Shelley Tracey is a published poet, educator and Poetry Therapy Practitioner who was raped in a home invasion in South Africa in the early 1990s. Shortly afterwards, she moved to Northern Ireland with her family. The alienating experiences of trauma and migration prompted an interest in the power of creativity to develop a sense of identity and belonging. These themes are reflected in Shelley’s articles on creativity and her poems and stories, published in a wide range of journals and anthologies. Shelley’s first poetry collection, Elements of Distance, was published in 2017 (Lapwing). She is currently working on her second collection, which combines memoir, explorations of the dynamics of sexual violence, and poems about connections with self and community. The focus of Shelley’s career has been on what she calls creativity activism. This includes making spaces for people to connect with their creativity, as individuals and in communities. In 2015, Shelley was Artist in the Community (an Arts Council Northern Ireland Award), with an intercultural creative writing project.

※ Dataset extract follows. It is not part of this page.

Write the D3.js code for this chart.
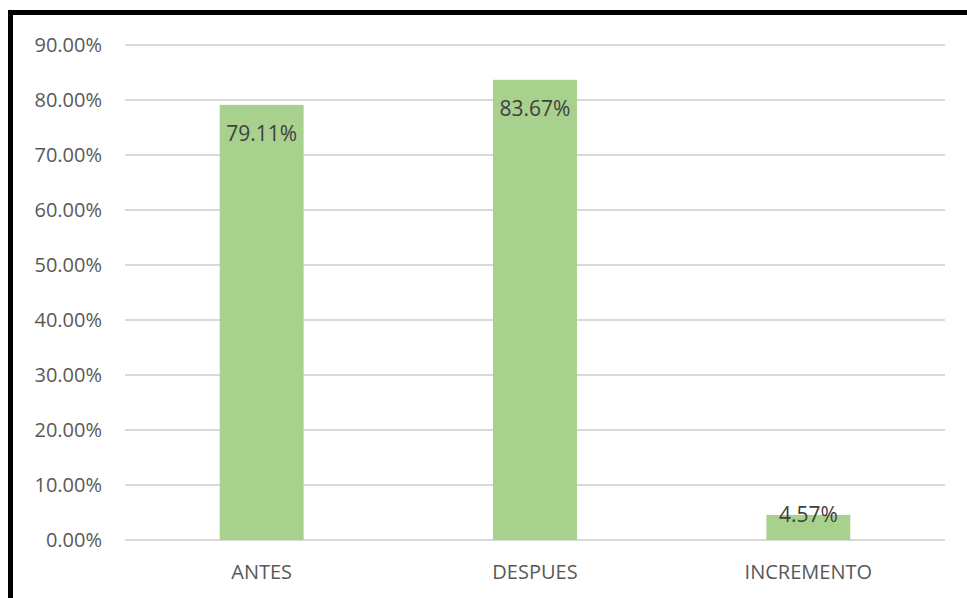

Winnie M Li is an author and activist. In 2008, a violent stranger rape in Belfast disrupted her life and career — and was widely covered in the local media. Her debut novel Dark Chapter is a fictional retelling of that assault and aftermath, from both victim and perpetrator perspectives. Translated into ten languages, it won The Guardian’s Not The Booker Prize, and was nominated for an Edgar Award and the Best First Novel Award. A Harvard graduate, Winnie is a recipient of grant funding from the Royal Society of Literature, Jerwood Arts, and the Arts Councils of England and Northern Ireland. Winnie is also Founder of Clear Lines, the UK’s first-ever festival addressing sexual assault and consent through the arts and discussion. Her PhD research at the London School of Economics explores media engagement by rape survivors as a form of activism. Winnie has appeared on the BBC, Sky News, Channel 4, The Guardian, The Irish Times, The Belfast Telegraph, The Times, The Mail on Sunday, and TEDx London. She has an honorary doctorate from the National University of Ireland in recognition of her writing and activism. Winnie is currently writing the screenplay adaptation of Dark Chapter, funded by Northern Ireland Screen, and her second novel Complicit will be published in April 2022.